The historical evolution mirrors the broader navigation story: rhumb-line as the practical default, great-circle as the geometric ideal, gradual computer-driven convergence on the optimum as steering complexity stopped being a binding constraint.

Common misconceptions

“The straight line on a map is always the shortest path.” Only on a Gnomonic projection (uncommon outside specialised aviation charts). On Mercator and Web Mercator (every web map), the straight line is the rhumb line — which is not the shortest path except in special cases.

“Great circles are theoretical; rhumb lines are practical.” Reverse it. Great circles are the practical default for modern aviation and shipping; rhumb lines are the historical convention preserved in coastal navigation and recreational use.

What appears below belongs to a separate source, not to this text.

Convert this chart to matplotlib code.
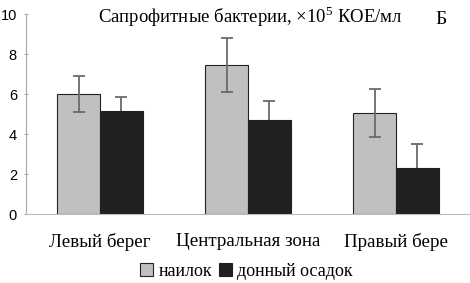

Both are practical in their domains.

“A great-circle path crosses the equator at the midpoint.” Sometimes (when the endpoints are at the same latitude); usually not. The great-circle path's geometry doesn't favour any particular latitude; it depends on the endpoint positions.

“You can't fly a great-circle route in practice.” Modern aircraft do, continuously, with FMS computing the continuously-changing bearing. The historical “can't hold a continuous bearing” problem was solved by electronic navigation.

“Rhumb-line distance is hard to compute.” It's closed-form: d = R · Δφ / cos(α) where α is the constant bearing. Easier than great-circle (which requires haversine or Vincenty iteration). The difficulty is the input — computing α requires the formula from /learn/what-is-a-rhumb-line — but once known, the distance is a single division.

“Composite tracks are still the default.” Not since the 1970s for commercial aviation. Modern FMS / routing software computes optimal paths directly; composite tracks remain in some training material and small-vessel marine navigation.